3 Sales Office Ideas From Music Streamer Spotify

spotifyteamautumn2014

In general scrolling downtime, I was glad to come across this Guardian investigation into how various cultural successes tick.

Stockholm’s Spotify story revealed a trio of takeaways for aspirant sales stars.

31-year-old CEO, Daniel Ek (on acoustic guitar), kicks us off with his observations on personal productivity;

“I happen to believe that it takes people about 15 minutes to focus on a task, and then their attention span is about 70 minutes, and after that they need to break off and do something else, and for me, personally, that is playing music. I have spaces between meetings where I just play the guitar. It gives me more energy back for the next task.”

Guitars in the sales office, hey?!

What is spot on though, is how people in the myriad sales offices I’ve entered are not helped in this most clear of concentration regards. Way back in b-school I recall one finding that an interruption befalls the typical ‘manager’ every seven minutes. (Any random surf throws several stats your way on this.)

Whether your salesroom offers chillout or locked privacy nearby, does it truly enable salespeople to maximise their potential and motor on each task as they crop up?

Then one for the interviewer.
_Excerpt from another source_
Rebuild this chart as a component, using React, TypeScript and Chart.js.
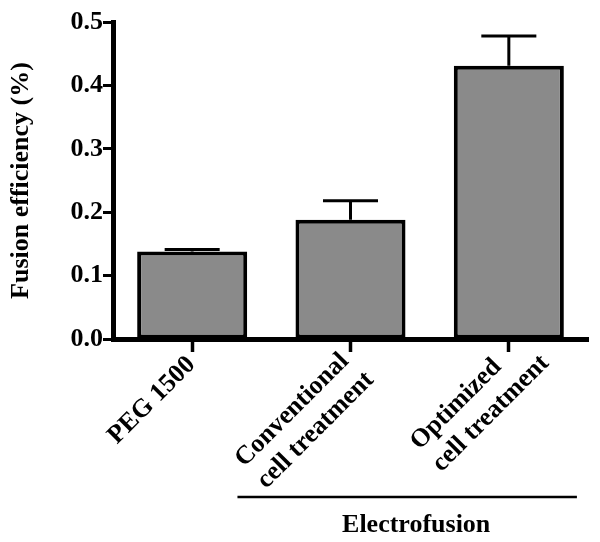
import React, { useEffect, useRef } from 'react';
import { Chart, registerables } from 'chart.js';

Chart.register(...registerables);

const categories: string[][] = [['PEG 1500'], ['Conventional', 'cell treatment'], ['Optimized', 'cell treatment']];
const means: number[] = [0.138, 0.188, 0.431];
const errors: number[] = [0.003, 0.03, 0.047];
const yMin = 0;
const yMax = 0.5;
const yStep = 0.1;
const yTitle = 'Fusion efficiency (%)';
const groupLabel = 'Electrofusion';
const groupStart = 1;
const groupEnd = 2;

const FONT = '"Liberation Serif", "Times New Roman", serif';
const FONT_SIZE = 26;

const errorBars = {
  id: 'errorBars',
  afterDatasetsDraw(chart: any) {
    const meta = chart.getDatasetMeta(0);
    const ys = chart.scales.y;
    const ctx = chart.ctx;
    ctx.save();
    ctx.strokeStyle = '#000';
    ctx.lineWidth = 3;
    meta.data.forEach((bar: any, i: number) => {
      const { x, width } = bar.getProps(['x', 'width'], true);
      const base = ys.getPixelForValue(means[i]);
      const top = ys.getPixelForValue(means[i] + errors[i]);
      const half = width / 4;
      ctx.beginPath();
      ctx.moveTo(x, base);
      ctx.lineTo(x, top);
      ctx.moveTo(x - half, top);
      ctx.lineTo(x + half, top);
      ctx.stroke();
    });
    ctx.restore();
  },
};

const xLabels = {
  id: 'xLabels',
  afterDraw(chart: any) {
    const xs = chart.scales.x;
    const ctx = chart.ctx;
    const axisY = chart.chartArea.bottom;
    ctx.save();
    ctx.font = `bold ${FONT_SIZE}px ${FONT}`;
    ctx.fillStyle = '#000';
    ctx.textAlign = 'left';
    ctx.textBaseline = 'middle';
    const lh = 31;
    categories.forEach((lines, i) => {
      const px = xs.getPixelForValue(i);
      const widths = lines.map((l) => ctx.measureText(l).width);
      const wmax = Math.max(...widths);
      const end0 = -16 - 0.25 * (wmax - widths[0]);
      const start = end0 - widths[0];
      const y0 = 15 - 6 * (lines.length - 1);
      ctx.save();
      ctx.translate(px, axisY);
      ctx.rotate(-Math.PI / 4);
      lines.forEach((l, j) => ctx.fillText(l, start, y0 + j * lh));
      ctx.restore();
    });
    ctx.restore();
  },
};

const groupBracket = {
  id: 'groupBracket',
  afterDraw(chart: any) {
    const xs = chart.scales.x;
    const ctx = chart.ctx;
    const step = xs.getPixelForValue(1) - xs.getPixelForValue(0);
    const x1 = xs.getPixelForValue(groupStart) - step * 0.714;
    const x2 = xs.getPixelForValue(groupEnd) + step * 0.43;
    const y = chart.chartArea.bottom + 158;
    ctx.save();
    ctx.strokeStyle = '#000';
    ctx.lineWidth = 2.5;
    ctx.beginPath();
    ctx.moveTo(x1, y);
    ctx.lineTo(x2, y);
    ctx.stroke();
    ctx.fillStyle = '#000';
    ctx.font = `bold ${FONT_SIZE}px ${FONT}`;
    ctx.textAlign = 'center';
    ctx.textBaseline = 'middle';
    ctx.fillText(groupLabel, (x1 + x2) / 2 + 9, y + 28);
    ctx.restore();
  },
};

export default function App() {
  const ref = useRef<HTMLCanvasElement | null>(null);
  useEffect(() => {
    if (!ref.current) return;
    const chart = new Chart(ref.current, {
      type: 'bar',
      data: {
        labels: categories.map((c) => c.join(' ')),
        datasets: [
          {
            data: means,
            backgroundColor: '#8a8a8a',
            borderColor: '#000',
            borderWidth: 4,
            borderSkipped: false,
            barPercentage: 0.695,
            categoryPercentage: 1,
          },
        ],
      },
      options: {
        responsive: false,
        animation: false,
        layout: { padding: { top: 22, right: 12, left: 0, bottom: 0 } },
        plugins: { legend: { display: false }, tooltip: { enabled: false } },
        scales: {
          x: {
            offset: true,
            grid: { display: true, drawOnChartArea: false, offset: false, tickLength: 13, tickWidth: 3.5, tickColor: '#000' },
            border: { display: true, color: '#000', width: 5 },
            ticks: { display: false, autoSkip: false },
            afterFit(scale: any) {
              scale.height = 203;
            },
          },
          y: {
            min: yMin,
            max: yMax,
            grid: { display: true, drawOnChartArea: false, tickLength: 10, tickWidth: 3, tickColor: '#000' },
            border: { display: true, color: '#000', width: 5 },
            ticks: {
              stepSize: yStep,
              color: '#000',
              padding: 0,
              font: { family: FONT, size: FONT_SIZE, weight: 'bold' },
              callback: (v: any) => Number(v).toFixed(1),
            },
            title: {
              display: true,
              text: yTitle,
              color: '#000',
              font: { family: FONT, size: FONT_SIZE, weight: 'bold' },
              padding: { top: 6, bottom: 0 },
            },
            afterFit(scale: any) {
              scale.width = 113;
            },
          },
        },
      },
      plugins: [errorBars, xLabels, groupBracket],
    });
    return () => chart.destroy();
  }, []);
  return (
    <div style={{ position: 'absolute', left: 0, top: 0, width: 600, height: 542, background: '#fff' }}>
      <canvas ref={ref} width={600} height={542} />
    </div>
  );
}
In under two years Spotify has expanded hugely. From 250 people to 1,400. Daniel Ek again;

“I look for things people do in their spare time. What kind of hobbies do they have? It doesn’t matter if you’re into Japanese gardening or music – how you got into it is more interesting. Are you curious and open-minded? That says way more than any education you’ve gone through.”

For those seeking a checklist of questions this can equally apply to sales recruits.

Thirdly, 26-yr old Lisa Brännfors (left of the lampshade), as consumer insights analyst, seven months in, quips;

“A substantial part of internal communication occurs through animated gif images.”

Now. Forget the tech label. The important word here is images.

I sob to see another ‘memo’ pinned to a cubicle wall.

If the message promotes best sales process, prospect problem identification or celebrates happy clients in a sales (rather than mere ‘marketing’) manner, then why not picture it up?